Each line of the listing must be transcribed exactly, except for the images, which should be excluded.

# INFORMATION SHOWN:
###

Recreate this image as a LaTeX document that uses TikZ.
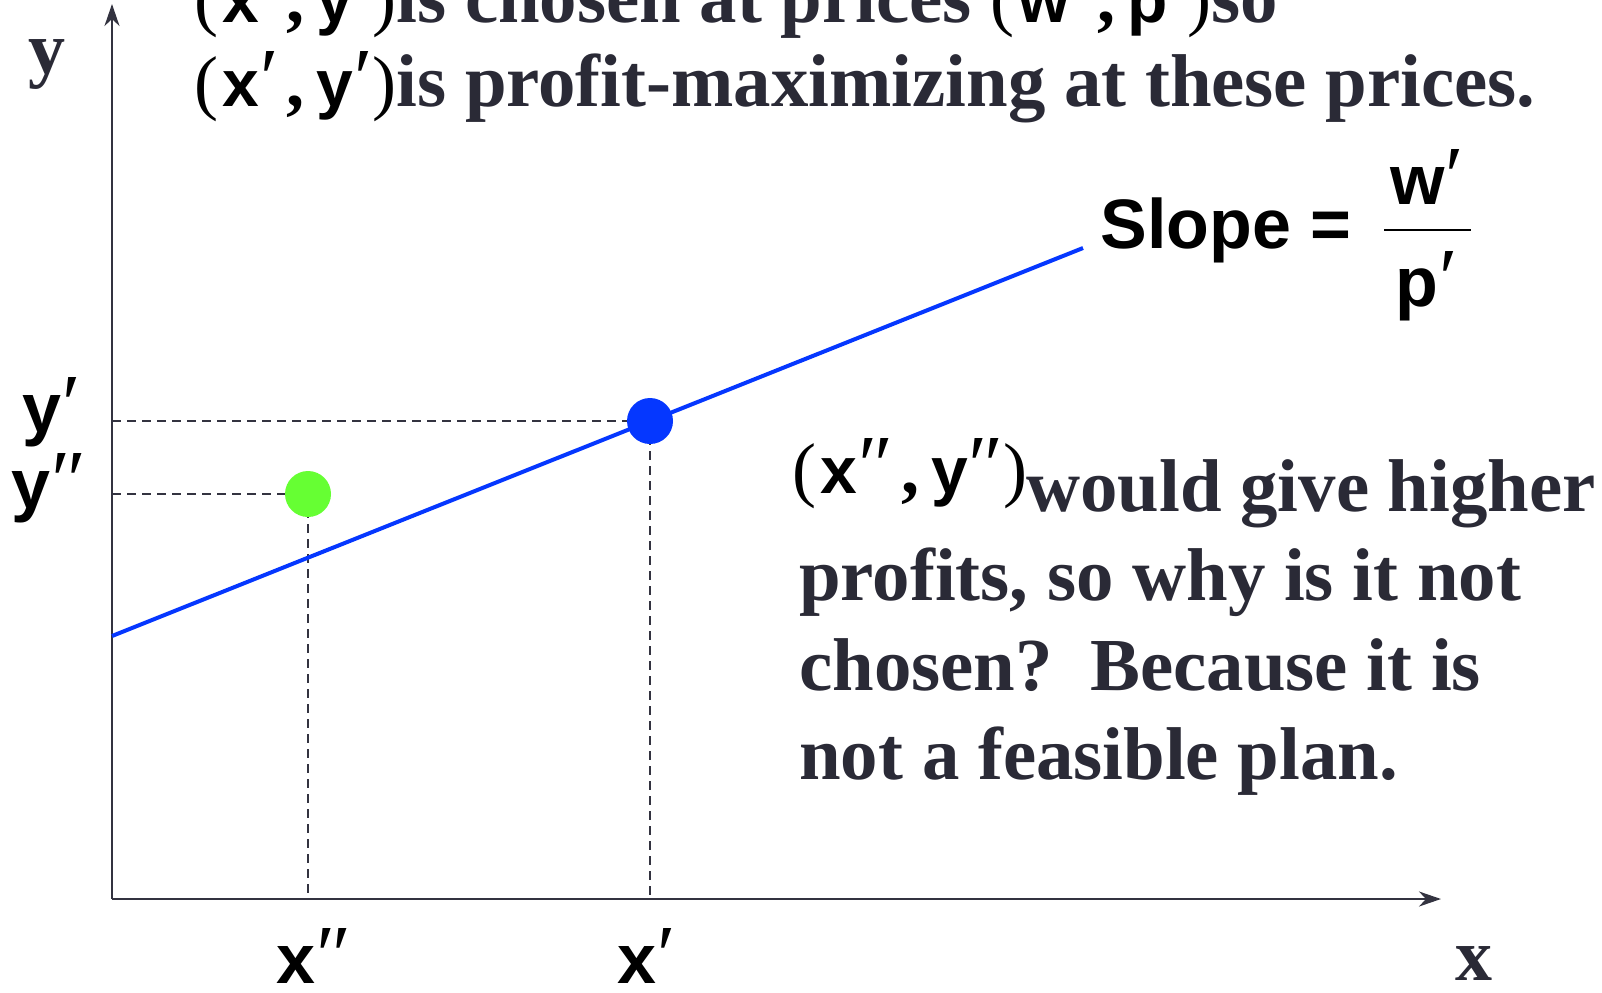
\documentclass[tikz,border=0pt]{standalone}
\usepackage{fontspec}
\setmainfont{Liberation Serif}
\newfontfamily\sansf{Liberation Sans}
\newfontfamily\primef{Liberation Serif}
\usetikzlibrary{arrows.meta}
\definecolor{txt}{RGB}{42,42,54}
\definecolor{axiscol}{RGB}{51,51,64}
\definecolor{lblue}{RGB}{5,55,255}
\definecolor{lgreen}{RGB}{102,255,51}
\newcommand{\sv}[1]{{\sansf\bfseries\color{black}\fontsize{33}{40}\selectfont #1}}
\newcommand{\rp}[1]{{\mdseries\color{black}\fontsize{36}{43}\selectfont #1}}
\newcommand{\cm}{{\bfseries\color{black}\fontsize{36}{43}\selectfont ,}}
\newcommand{\prm}[1]{{\primef\mdseries\fontsize{42}{48}\selectfont #1}}
\newcommand{\pair}[3]{\rp{(}\kern2pt\sv{#1\kern0.5pt\prm{#3}}\kern4pt\cm\kern6pt\sv{#2\kern0.5pt\prm{#3}}\kern0pt\rp{)}}
\begin{document}
\begin{tikzpicture}[x=0.5pt,y=-0.5pt,
  serif/.style={text=txt, font=\fontsize{37.4}{44}\selectfont\bfseries, inner sep=0pt, anchor=base west},
  lab/.style={text=black, font=\sansf\bfseries\fontsize{35}{42}\selectfont, inner sep=0pt},
  axlab/.style={text=txt, font=\fontsize{37}{44}\selectfont\bfseries, inner sep=0pt, anchor=base},
  axisline/.style={draw=axiscol, line width=1.2pt},
  guide/.style={draw=axiscol, line width=0.9pt, dash pattern=on 4.5pt off 3pt},
  dot/.style={circle, inner sep=0pt, minimum size=23pt},
  tip/.style={-{Stealth[length=11pt,width=7.5pt,inset=3.5pt]}}]
\useasboundingbox (0,0) rectangle (1602,992);
% coordinates
\coordinate (O) at (112,899);
\coordinate (yt) at (112,4);
\coordinate (xt) at (1441,899);
\coordinate (L0) at (112,636);
\coordinate (L1) at (1083,248);
\coordinate (P1) at (650,421);
\coordinate (P2) at (308,494);
\coordinate (ay1) at (112,421);
\coordinate (ay2) at (112,494);
\coordinate (ax1) at (650,899);
\coordinate (ax2) at (308,899);
% axes
\draw[axisline, tip] (O) -- (yt);
\draw[axisline, tip] (O) -- (xt);
% guides
\draw[guide] (ay1) -- (P1);
\draw[guide] (ay2) -- (P2);
\draw[guide] (P1) -- (ax1);
\draw[guide] (P2) -- (ax2);
% line
\draw[lblue, line width=2pt] (L0) -- (L1);
% dots
\node[dot, fill=lblue] (B) at (P1) {};
\node[dot, fill=lgreen] (G) at (P2) {};
% axis labels
\node[axlab] (ylab) at (47,73) {y};
\node[axlab] (xlab) at (1474,980) {x};
\node[lab, anchor=base] (yp) at (52,432) {y\kern0.5pt\prm{′}};
\node[lab, anchor=base] (ypp) at (49,508) {y\kern0.5pt\prm{″}};
\node[lab, anchor=base] (xpp) at (314,983) {x\kern0.5pt\prm{″}};
\node[lab, anchor=base] (xp) at (647,983) {x\kern0.5pt\prm{′}};
% top text
\node[serif] (t1) at (194,22) {\pair{x}{y}{′}is chosen at prices \pair{w}{p}{′}so};
\node[serif] (t2) at (194,106) {\pair{x}{y}{′}is profit-maximizing at these prices.};
% slope
\node[lab, anchor=base west] (sl) at (1100,248) {Slope =};
\node[lab, anchor=base] (w) at (1427,204) {w\kern0.5pt\prm{′}};
\node[lab, anchor=base] (p) at (1427,306) {p\kern0.5pt\prm{′}};
\coordinate (fb1) at (1384,230);
\coordinate (fb2) at (1471,230);
\draw[black, line width=0.8pt] (fb1) -- (fb2);
% paragraph
\node[serif] (q0) at (792,493) {\pair{x}{y}{″}};
\node[serif] (q1) at (1026,511) {would give higher};
\node[serif] (q2) at (799,600) {profits, so why is it not};
\node[serif] (q3) at (799,690) {chosen?\ \ Because it is};
\node[serif] (q4) at (799,779) {not a feasible plan.};
\end{tikzpicture}
\end{document}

###

# OUTPUT OF THE TASK:
Recreate this image as a LaTeX document that uses TikZ.
\documentclass[tikz,border=0pt]{standalone}
\usepackage{fontspec}
\setmainfont{Liberation Serif}
\newfontfamily\sansf{Liberation Sans}
\newfontfamily\primef{Liberation Serif}
\usetikzlibrary{arrows.meta}
\definecolor{txt}{RGB}{42,42,54}
\definecolor{axiscol}{RGB}{51,51,64}
\definecolor{lblue}{RGB}{5,55,255}
\definecolor{lgreen}{RGB}{102,255,51}
\newcommand{\sv}[1]{{\sansf\bfseries\color{black}\fontsize{33}{40}\selectfont #1}}
\newcommand{\rp}[1]{{\mdseries\color{black}\fontsize{36}{43}\selectfont #1}}
\newcommand{\cm}{{\bfseries\color{black}\fontsize{36}{43}\selectfont ,}}
\newcommand{\prm}[1]{{\primef\mdseries\fontsize{42}{48}\selectfont #1}}
\newcommand{\pair}[3]{\rp{(}\kern2pt\sv{#1\kern0.5pt\prm{#3}}\kern4pt\cm\kern6pt\sv{#2\kern0.5pt\prm{#3}}\kern0pt\rp{)}}
\begin{document}
\begin{tikzpicture}[x=0.5pt,y=-0.5pt,
  serif/.style={text=txt, font=\fontsize{37.4}{44}\selectfont\bfseries, inner sep=0pt, anchor=base west},
  lab/.style={text=black, font=\sansf\bfseries\fontsize{35}{42}\selectfont, inner sep=0pt},
  axlab/.style={text=txt, font=\fontsize{37}{44}\selectfont\bfseries, inner sep=0pt, anchor=base},
  axisline/.style={draw=axiscol, line width=1.2pt},
  guide/.style={draw=axiscol, line width=0.9pt, dash pattern=on 4.5pt off 3pt},
  dot/.style={circle, inner sep=0pt, minimum size=23pt},
  tip/.style={-{Stealth[length=11pt,width=7.5pt,inset=3.5pt]}}]
\useasboundingbox (0,0) rectangle (1602,992);
% coordinates
\coordinate (O) at (112,899);
\coordinate (yt) at (112,4);
\coordinate (xt) at (1441,899);
\coordinate (L0) at (112,636);
\coordinate (L1) at (1083,248);
\coordinate (P1) at (650,421);
\coordinate (P2) at (308,494);
\coordinate (ay1) at (112,421);
\coordinate (ay2) at (112,494);
\coordinate (ax1) at (650,899);
\coordinate (ax2) at (308,899);
% axes
\draw[axisline, tip] (O) -- (yt);
\draw[axisline, tip] (O) -- (xt);
% guides
\draw[guide] (ay1) -- (P1);
\draw[guide] (ay2) -- (P2);
\draw[guide] (P1) -- (ax1);
\draw[guide] (P2) -- (ax2);
% line
\draw[lblue, line width=2pt] (L0) -- (L1);
% dots
\node[dot, fill=lblue] (B) at (P1) {};
\node[dot, fill=lgreen] (G) at (P2) {};
% axis labels
\node[axlab] (ylab) at (47,73) {y};
\node[axlab] (xlab) at (1474,980) {x};
\node[lab, anchor=base] (yp) at (52,432) {y\kern0.5pt\prm{′}};
\node[lab, anchor=base] (ypp) at (49,508) {y\kern0.5pt\prm{″}};
\node[lab, anchor=base] (xpp) at (314,983) {x\kern0.5pt\prm{″}};
\node[lab, anchor=base] (xp) at (647,983) {x\kern0.5pt\prm{′}};
% top text
\node[serif] (t1) at (194,22) {\pair{x}{y}{′}is chosen at prices \pair{w}{p}{′}so};
\node[serif] (t2) at (194,106) {\pair{x}{y}{′}is profit-maximizing at these prices.};
% slope
\node[lab, anchor=base west] (sl) at (1100,248) {Slope =};
\node[lab, anchor=base] (w) at (1427,204) {w\kern0.5pt\prm{′}};
\node[lab, anchor=base] (p) at (1427,306) {p\kern0.5pt\prm{′}};
\coordinate (fb1) at (1384,230);
\coordinate (fb2) at (1471,230);
\draw[black, line width=0.8pt] (fb1) -- (fb2);
% paragraph
\node[serif] (q0) at (792,493) {\pair{x}{y}{″}};
\node[serif] (q1) at (1026,511) {would give higher};
\node[serif] (q2) at (799,600) {profits, so why is it not};
\node[serif] (q3) at (799,690) {chosen?\ \ Because it is};
\node[serif] (q4) at (799,779) {not a feasible plan.};
\end{tikzpicture}
\end{document}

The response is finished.